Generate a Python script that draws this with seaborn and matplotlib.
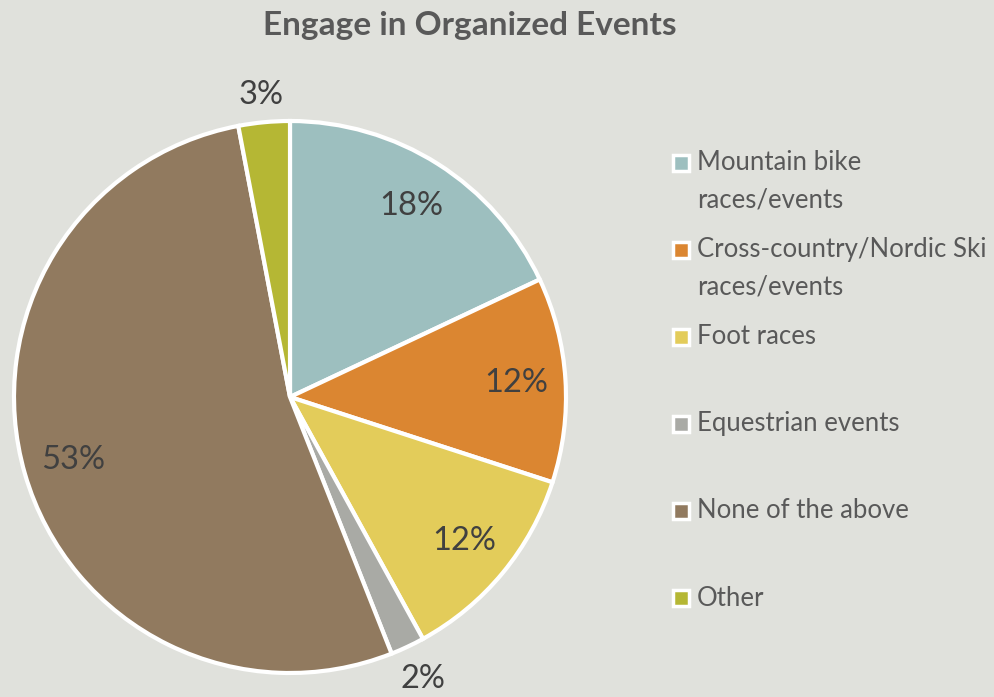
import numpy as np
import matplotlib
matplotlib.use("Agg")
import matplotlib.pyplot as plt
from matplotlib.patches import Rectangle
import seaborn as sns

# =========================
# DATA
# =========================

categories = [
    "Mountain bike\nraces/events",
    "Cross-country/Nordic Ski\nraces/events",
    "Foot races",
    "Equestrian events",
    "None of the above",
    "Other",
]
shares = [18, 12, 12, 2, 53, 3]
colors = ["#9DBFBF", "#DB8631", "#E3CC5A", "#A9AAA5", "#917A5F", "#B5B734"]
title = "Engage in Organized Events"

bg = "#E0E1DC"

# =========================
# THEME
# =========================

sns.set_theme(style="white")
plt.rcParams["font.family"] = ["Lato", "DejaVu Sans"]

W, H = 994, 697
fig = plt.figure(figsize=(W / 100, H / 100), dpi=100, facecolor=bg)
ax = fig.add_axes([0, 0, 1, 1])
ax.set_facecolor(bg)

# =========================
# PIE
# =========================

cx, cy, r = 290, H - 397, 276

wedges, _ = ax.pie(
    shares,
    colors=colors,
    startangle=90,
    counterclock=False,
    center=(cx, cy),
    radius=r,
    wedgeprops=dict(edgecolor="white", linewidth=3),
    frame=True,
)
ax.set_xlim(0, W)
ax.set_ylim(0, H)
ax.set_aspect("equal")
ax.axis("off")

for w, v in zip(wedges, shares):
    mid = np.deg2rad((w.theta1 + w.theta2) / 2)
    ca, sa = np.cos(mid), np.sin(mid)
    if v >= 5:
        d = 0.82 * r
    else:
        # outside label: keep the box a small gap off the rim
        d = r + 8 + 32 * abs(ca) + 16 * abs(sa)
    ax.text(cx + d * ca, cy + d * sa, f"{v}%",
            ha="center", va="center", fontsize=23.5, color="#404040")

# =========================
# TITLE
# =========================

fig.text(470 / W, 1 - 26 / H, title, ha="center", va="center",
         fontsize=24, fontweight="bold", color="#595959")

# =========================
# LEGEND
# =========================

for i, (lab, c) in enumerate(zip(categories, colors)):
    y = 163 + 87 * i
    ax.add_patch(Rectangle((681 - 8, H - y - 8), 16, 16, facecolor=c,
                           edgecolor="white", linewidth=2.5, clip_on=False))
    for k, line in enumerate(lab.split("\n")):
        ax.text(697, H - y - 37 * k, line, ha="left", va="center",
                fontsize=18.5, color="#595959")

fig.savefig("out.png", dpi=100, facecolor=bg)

++++++

◆ AIM OF THE TASK ◆
All of the data above should be quoted exactly, except for the pictures.

◆ OUTPUT FOR THIS TASK ◆
Generate a Python script that draws this with seaborn and matplotlib.
import numpy as np
import matplotlib
matplotlib.use("Agg")
import matplotlib.pyplot as plt
from matplotlib.patches import Rectangle
import seaborn as sns

# =========================
# DATA
# =========================

categories = [
    "Mountain bike\nraces/events",
    "Cross-country/Nordic Ski\nraces/events",
    "Foot races",
    "Equestrian events",
    "None of the above",
    "Other",
]
shares = [18, 12, 12, 2, 53, 3]
colors = ["#9DBFBF", "#DB8631", "#E3CC5A", "#A9AAA5", "#917A5F", "#B5B734"]
title = "Engage in Organized Events"

bg = "#E0E1DC"

# =========================
# THEME
# =========================

sns.set_theme(style="white")
plt.rcParams["font.family"] = ["Lato", "DejaVu Sans"]

W, H = 994, 697
fig = plt.figure(figsize=(W / 100, H / 100), dpi=100, facecolor=bg)
ax = fig.add_axes([0, 0, 1, 1])
ax.set_facecolor(bg)

# =========================
# PIE
# =========================

cx, cy, r = 290, H - 397, 276

wedges, _ = ax.pie(
    shares,
    colors=colors,
    startangle=90,
    counterclock=False,
    center=(cx, cy),
    radius=r,
    wedgeprops=dict(edgecolor="white", linewidth=3),
    frame=True,
)
ax.set_xlim(0, W)
ax.set_ylim(0, H)
ax.set_aspect("equal")
ax.axis("off")

for w, v in zip(wedges, shares):
    mid = np.deg2rad((w.theta1 + w.theta2) / 2)
    ca, sa = np.cos(mid), np.sin(mid)
    if v >= 5:
        d = 0.82 * r
    else:
        # outside label: keep the box a small gap off the rim
        d = r + 8 + 32 * abs(ca) + 16 * abs(sa)
    ax.text(cx + d * ca, cy + d * sa, f"{v}%",
            ha="center", va="center", fontsize=23.5, color="#404040")

# =========================
# TITLE
# =========================

fig.text(470 / W, 1 - 26 / H, title, ha="center", va="center",
         fontsize=24, fontweight="bold", color="#595959")

# =========================
# LEGEND
# =========================

for i, (lab, c) in enumerate(zip(categories, colors)):
    y = 163 + 87 * i
    ax.add_patch(Rectangle((681 - 8, H - y - 8), 16, 16, facecolor=c,
                           edgecolor="white", linewidth=2.5, clip_on=False))
    for k, line in enumerate(lab.split("\n")):
        ax.text(697, H - y - 37 * k, line, ha="left", va="center",
                fontsize=18.5, color="#595959")

fig.savefig("out.png", dpi=100, facecolor=bg)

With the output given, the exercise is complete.